Une race de seigneurs

Jean-Paul Desbiens

La véritable aristocratie n'est-elle pas celle de l'âme et du caractère ? 

Je suis né deuxième enfant d'une famille qui devait en compter cinq. (…) Ma mère est née à Boston, d'une famille québécoise, émigrée là au temps de la grande hémorragie. Orpheline à neuf ans, elle dut abandonner l'école et tenir maison. À dix-neuf ans, à la mort de son père, la famille se dispersa. Elle trouva refuge chez un oncle à Hébertville, puis à Métabetchouan, chez un autre oncle, que nous avons toujours appelé « son oncle » et qui était un personnage extraordinaire.

(…) Cet « oncle », donc, avait défriché deux terres à lui seul. C'était un géant de six pieds, fort en gueule, d'esprit indépendant et passionné de politique. Il était abonné au Devoir. En 1919, il avait entrepris un voyage aux «vieux pays», comme nous disions. Il en avait ramené des centaines de cartes postales d'un type qu'on ne rencontre plus : l'image était reproduite deux fois sur une même carte, de sorte qu'introduite dans la glissière d'un stéréoscope, elle apparaissait en relief. Enfant, j'ai passé des heures à regarder ces images, sans me douter que je verrais un jour les vieux pays.

Cette race d'hommes, il faudrait les chanter. C'étaient des seigneurs, et ils le savaient. « Où il y a du Bouchard, il n'y a rien de croche », me disait l'autre jour le fils de mon parrain, lequel était lui-même le fils de « l'oncle » dont je parlais plus haut. Au Foyer de Métabetchouan, ma mère m'a présenté à un vieillard de Grande-Baie, un homme de quatre-vingts ans, qui désirait me voir depuis longtemps. Il mesure six bons pieds et il est encore droit comme une épinette.
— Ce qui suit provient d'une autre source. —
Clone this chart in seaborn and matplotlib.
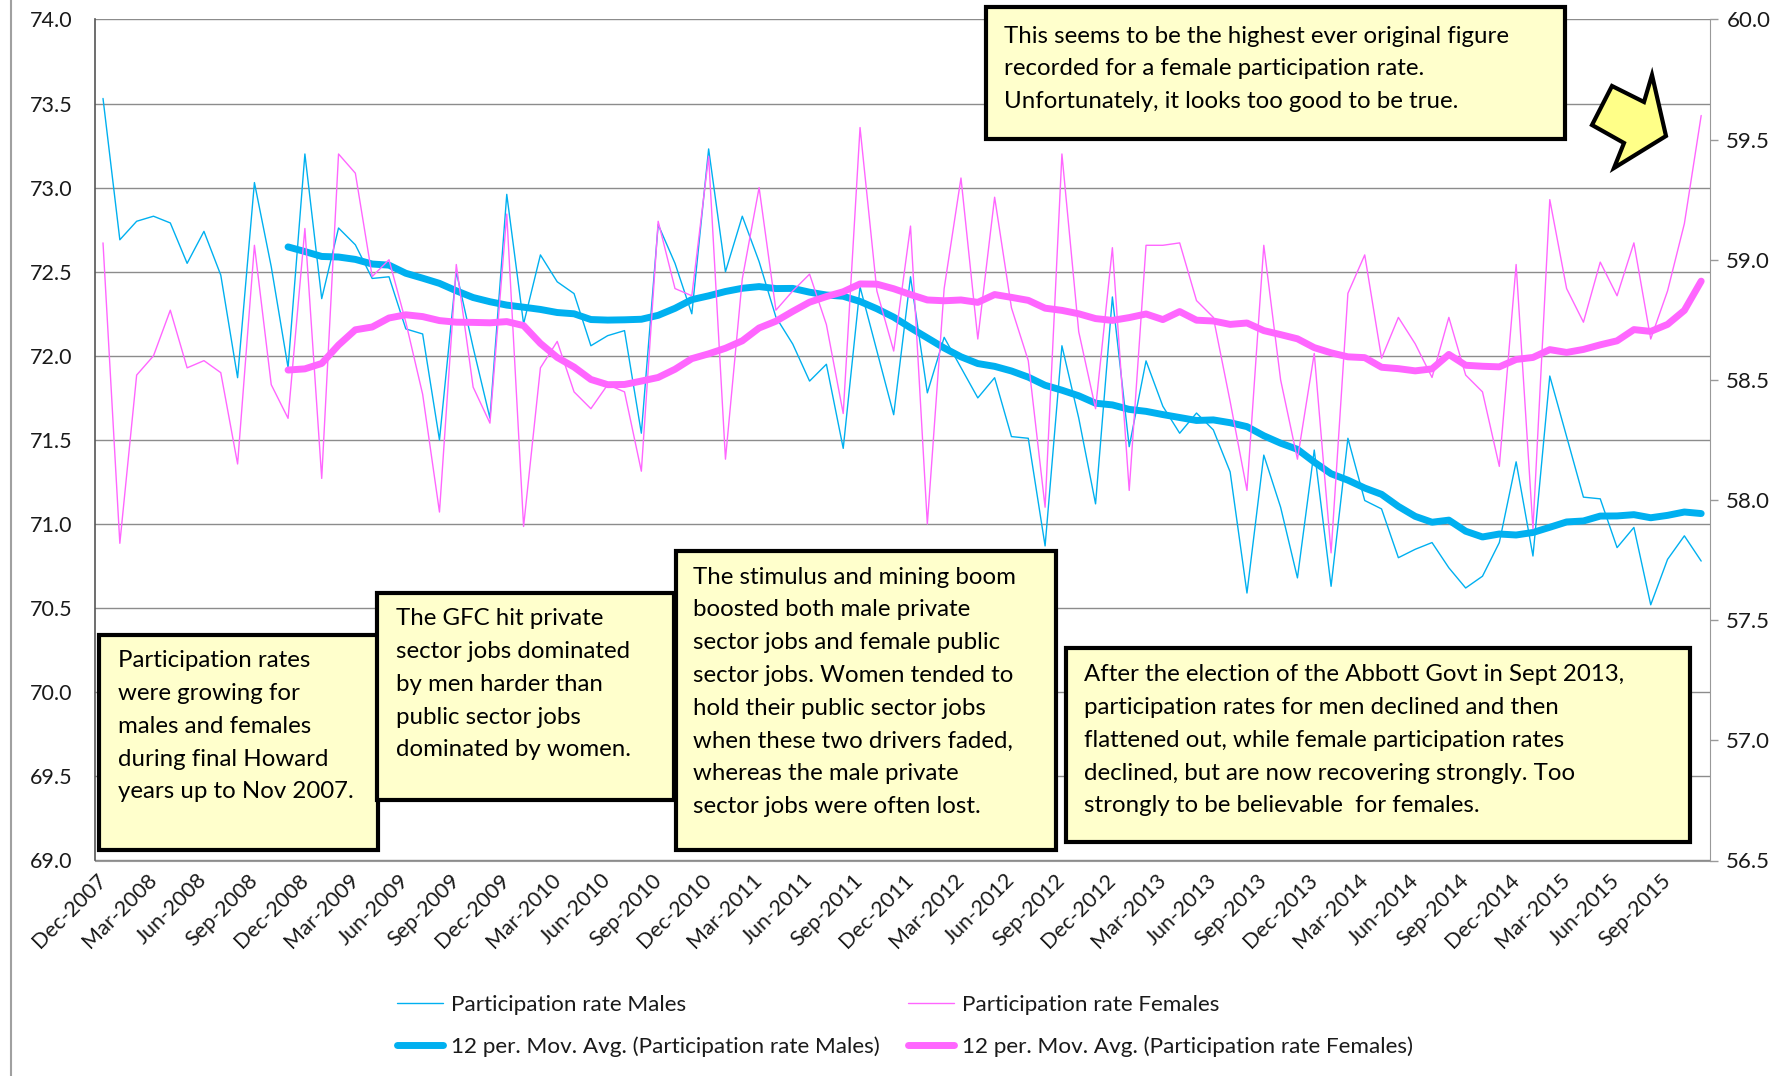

Il a pleuré en me voyant. Je lui disais. vous appartenez à une race de seigneurs. Il me répondit : « oui, monsieur, on était des seigneurs ». Cette race d'hommes avait du courage et de l'humour, qui sont l'essence de l'aristocratie. Écoutez leur merveilleux langage. On m'a raconté le fait suivant : un petit homme malingre et « Chaudette » agace depuis un bon moment un placide colosse. Le colosse est aussi patient que l'on veut, mais à la fin, il dit à l'ivrogne: «Tu ne t'aperçois pas que tu es en train de jouer avec tes poignées de tombe». Peut-on imaginer raccourci plus puissant et plus drôle tout ensemble ? Et le colosse ne savait même pas qu'il venait de frapper une médaille.